The Sentinels didn't belong to me, but they trusted me and were very prone to shooting things they didn't like. That was the next best thing. I had tremendous sway over two of the alliance's mightiest armies, who would be able to at least generally handle most ground level threats. As far as what we should do with them, he suggested the Blackrock Orcs or undead stragglers in Duskwood for obvious reasons.

Varian proposed organizing my own combatants into specialized assault teams that would train together and learn how to fight as an effective unit, taking full advantage of the teleportation and communication aspects of tempest jewels. He subdivided them into rapid response units and assault units.

Rapid response would be small teams of my most elite troops, intended to be able to handle most situations they could be dropped into, each of which would have their own amulets. At least 2 teams could always be on standby to teleport in at a moment's notice.

Assault units would be larger teams, led by one or more officers equipped with amulets. They would be built around the assumption that they would be able to assemble and prepare before the battle, instead of being abruptly thrown into a flashpoint. They could serve as reinforcements, and would preferably be familiar enough with one another to be able to cooperate as divisions within a single army when necessary.
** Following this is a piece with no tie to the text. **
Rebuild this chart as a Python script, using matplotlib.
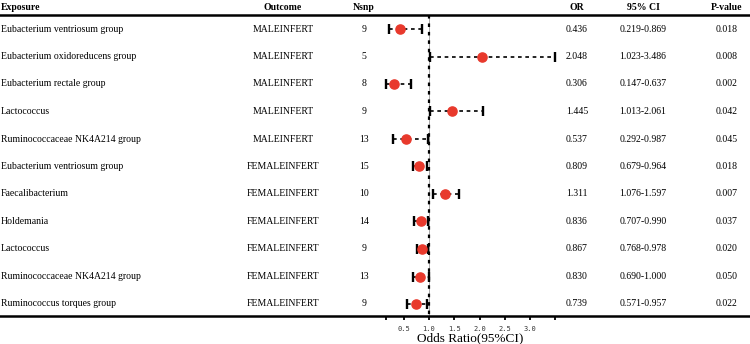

The last two things he emphasized needing were training and medical centers. I was operating off of whatever I could steal; it was drastically faster than training an army myself, but it also meant I was stuck with whoever I could find and capture. The base would be able to churn out a few troops per day, but that didn't replace a proper boot camp. Further, the teams I assembled would need somewhere to practice and develop their teamwork. "Everyone group up and hit it till it dies" is a beautiful strategy, elegant in its simplicity, and absolutely stupid to have as my only move.

The medical centers were obvious: somewhere to keep a team of midgrade or non-combatant healers where they could tend to the injured that were teleported to them. My immediate thought was a circle of Moonwells, which had the ability to heal and restore mana; Sally Whitemane hyped up on moon juice could probably resurrect quite a few people if a battle didn't go my way.

Field teams

My rogues were precious to me, as they frequently ended up being my mission monkeys. Darcell was currently in the Badlands observing an enslaved orc; according to her report, capturing him seemed like a good thing to do but it might not be possible to do subtly. I was probably going to dismiss the mission and capture him without the fear of a penalty looming over me.
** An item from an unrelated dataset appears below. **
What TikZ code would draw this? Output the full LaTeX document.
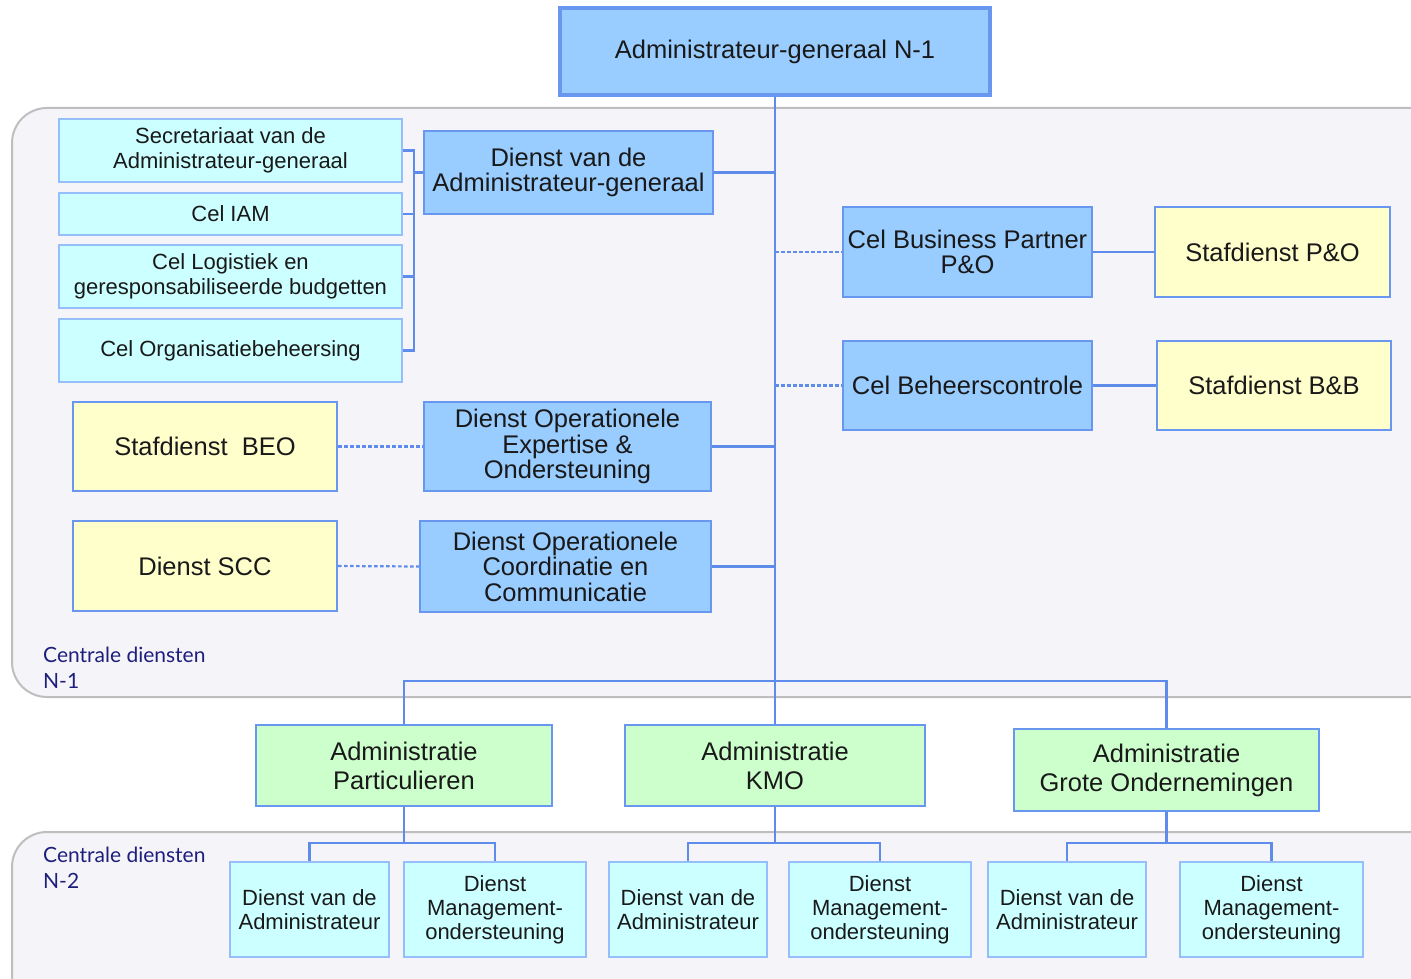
\documentclass[tikz,border=0pt]{standalone}
\usepackage{fontspec}
\setmainfont{Liberation Sans}
\newfontfamily\labelfont{Lato}
\definecolor{bordc}{RGB}{105,150,238}
\definecolor{lightbord}{RGB}{150,190,250}
\definecolor{linec}{RGB}{95,140,235}
\definecolor{bluefill}{RGB}{153,204,255}
\definecolor{cyanfill}{RGB}{204,255,255}
\definecolor{yellowfill}{RGB}{255,255,204}
\definecolor{greenfill}{RGB}{204,255,204}
\definecolor{panelfill}{RGB}{245,245,249}
\definecolor{panelbord}{RGB}{190,190,190}
\definecolor{navy}{RGB}{30,30,125}
\definecolor{txt}{RGB}{25,25,25}
\tikzset{
  basebox/.style={draw=bordc, line width=2.2pt, inner sep=0pt, align=center, text=txt},
  bigtext/.style={font=\fontsize{25.5}{25.5}\selectfont},
  smalltext/.style={font=\fontsize{22}{25}\selectfont},
  bluebox/.style={basebox, fill=bluefill, bigtext},
  yellowbox/.style={basebox, fill=yellowfill, bigtext},
  cyanbox/.style={basebox, draw=lightbord, fill=cyanfill, smalltext},
  lowbox/.style={basebox, draw=lightbord, fill=cyanfill, font=\fontsize{22}{24}\selectfont},
  greenbox/.style={basebox, fill=greenfill, font=\fontsize{25.5}{29}\selectfont},
  conn/.style={draw=linec, line width=2.4pt},
  dotconn/.style={draw=linec, line width=2.2pt, dash pattern=on 3.5pt off 2.5pt},
  panel/.style={fill=panelfill, draw=panelbord, line width=2pt, rounded corners=35pt},
  grouplabel/.style={anchor=north west, align=left, text=navy, inner sep=0pt, font=\labelfont\fontsize{21}{26}\selectfont}
}
\begin{document}
\begin{tikzpicture}[x=1pt, y=-1pt]
\fill[white] (0,0) rectangle (1411,979);
\useasboundingbox (0,0) rectangle (1411,979);
\clip (0,0) rectangle (1411,979);
% panels
\path[panel] (12,108) rectangle (1460,697);
\path[panel] (12,832) rectangle (1460,1030);
\node[grouplabel] (lab1) at (43,647) {Centrale diensten\\N-1};
\node[grouplabel] (lab2) at (43,847) {Centrale diensten\\N-2};

% top
\node[bluebox, line width=4.5pt, minimum width=430pt, minimum height=87pt] (top) at (775,51.5) {Administrateur-generaal N-1};

% left cyan cells
\node[cyanbox, minimum width=343pt, minimum height=63pt] (sec) at (230.5,150.5) {Secretariaat van de\\Administrateur-generaal};
\node[cyanbox, minimum width=343pt, minimum height=42pt] (iam) at (230.5,214) {Cel IAM};
\node[cyanbox, minimum width=343pt, minimum height=63pt] (log) at (230.5,276.5) {Cel Logistiek en\\geresponsabiliseerde budgetten};
\node[cyanbox, minimum width=343pt, minimum height=63pt] (org) at (230.5,350.5) {Cel Organisatiebeheersing};

\node[bluebox, minimum width=289pt, minimum height=83pt] (dag) at (568.5,172.5) {Dienst van de\\Administrateur-generaal};

% right side
\node[bluebox, minimum width=249pt, minimum height=90pt] (cbp) at (967.5,252) {Cel Business Partner\\P\&O};
\node[yellowbox, minimum width=235pt, minimum height=90pt] (spo) at (1272.5,252) {Stafdienst P\&O};
\node[bluebox, minimum width=249pt, minimum height=89pt] (cbc) at (967.5,385.5) {Cel Beheerscontrole};
\node[yellowbox, minimum width=234pt, minimum height=89pt] (sbb) at (1274,385.5) {Stafdienst B\&B};

% left lower
\node[yellowbox, minimum width=264pt, minimum height=89pt] (beo) at (205,446.5) {Stafdienst\ \ BEO};
\node[bluebox, minimum width=287pt, minimum height=89pt] (doe) at (567.5,446.5) {Dienst Operationele\\Expertise \&\\Ondersteuning};
\node[yellowbox, minimum width=264pt, minimum height=90pt] (scc) at (205,566) {Dienst SCC};
\node[bluebox, minimum width=291pt, minimum height=91pt] (doc) at (565.5,566.5) {Dienst Operationele\\Coordinatie en\\Communicatie};

% administrations
\node[greenbox, minimum width=296pt, minimum height=81pt] (admp) at (404,765.5) {Administratie\\Particulieren};
\node[greenbox, minimum width=300pt, minimum height=81pt] (admk) at (775,765.5) {Administratie\\KMO};
\node[greenbox, minimum width=305pt, minimum height=82pt] (admg) at (1166.5,770) {Administratie\\Grote Ondernemingen};

% N-2 boxes
\node[lowbox, minimum width=159pt, minimum height=95pt] (p1) at (309.5,909.5) {Dienst van de\\Administrateur};
\node[lowbox, minimum width=182pt, minimum height=95pt] (p2) at (495,909.5) {Dienst\\Management-\\ondersteuning};
\node[lowbox, minimum width=158pt, minimum height=95pt] (k1) at (688,909.5) {Dienst van de\\Administrateur};
\node[lowbox, minimum width=182pt, minimum height=95pt] (k2) at (880,909.5) {Dienst\\Management-\\ondersteuning};
\node[lowbox, minimum width=158pt, minimum height=95pt] (g1) at (1067,909.5) {Dienst van de\\Administrateur};
\node[lowbox, minimum width=183pt, minimum height=95pt] (g2) at (1271.5,909.5) {Dienst\\Management-\\ondersteuning};

% coordinates
\coordinate (bx) at (414,0);
\coordinate (bus) at (775,681);
\coordinate (low) at (0,843);

% spine
\draw[conn] (top.south) -- (admk.north);
% bracket
\draw[conn] (sec.east) -- (sec.east -| bx) -- (org.east -| bx) -- (org.east);
\draw[conn] (iam.east) -- (iam.east -| bx);
\draw[conn] (log.east) -- (log.east -| bx);
\draw[conn] (dag.west -| bx) -- (dag.west);
% branches
\draw[conn] (dag.east) -- (dag.east -| top.south);
\draw[conn] (doe.east) -- (doe.east -| top.south);
\draw[conn] (doc.east) -- (doc.east -| top.south);
\draw[dotconn] (cbp.west -| top.south) -- (cbp.west);
\draw[dotconn] (cbc.west -| top.south) -- (cbc.west);
\draw[conn] (cbp.east) -- (spo.west);
\draw[conn] (cbc.east) -- (sbb.west);
\draw[dotconn] (beo.east) -- (doe.west);
\draw[dotconn] (scc.east) -- (doc.west);
% bus
\draw[conn] (admp.north) -- (admp.north |- bus) -- (admg.north |- bus) -- (admg.north);
% lower
\draw[conn] (admp.south) -- (admp.south |- low);
\draw[conn] (p1.north) -- (p1.north |- low) -- (p2.north |- low) -- (p2.north);
\draw[conn] (admk.south) -- (admk.south |- low);
\draw[conn] (k1.north) -- (k1.north |- low) -- (k2.north |- low) -- (k2.north);
\draw[conn] (admg.south) -- (admg.south |- low);
\draw[conn] (g1.north) -- (g1.north |- low) -- (g2.north |- low) -- (g2.north);
\end{tikzpicture}
\end{document}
That was a moderate mission that, sure, wasn't panning out. But it cost me close to nothing to send her. I needed to set aside field agents that I could deploy and trust to not get themselves killed. When I had a more complete organization to draw upon, they would still be my boots on the ground and eyes on the situation.

These were the people that would be calling in my combat teams as often as not. These would be the first people to look into a mission and assess its viability. These would be the people that would mark resources for collection.

It wouldn't just be rogues. I'd include Dremuus in this category as well; he was setting up camp and establishing a presence in an area that I had interest in. I'd handed him a few combatants that didn't really fit elsewhere in my organization. Almost by accident, I'd set up an adventuring party. I'd do it again, too. Small teams of misfits led by trusted agents appealed to me, on some primal nerdy level. More importantly, it gave me a place on my chart labeled "other" to put the people that didn't fit anywhere else cleanly.

The last group would be infiltrators, which would mostly consist of people I have already subverted, spending most of their time just doing the same job they have always done unless they were needed elsewhere. Oh sure, if I sent Doris to live among the Gurubashi for a while she would count too, but I was thinking of Vanessa, Sally, Sadie, Xylinnia, and the waypoints I had among the towns in the Eastern Kingdoms.

I took a pull on a bottle of fruit juice. Ok. So I have a basic idea of what boxes to put people in. Next comes the even harder process of putting people into those boxes. It'll be a slog, but damn. It'll help going forward.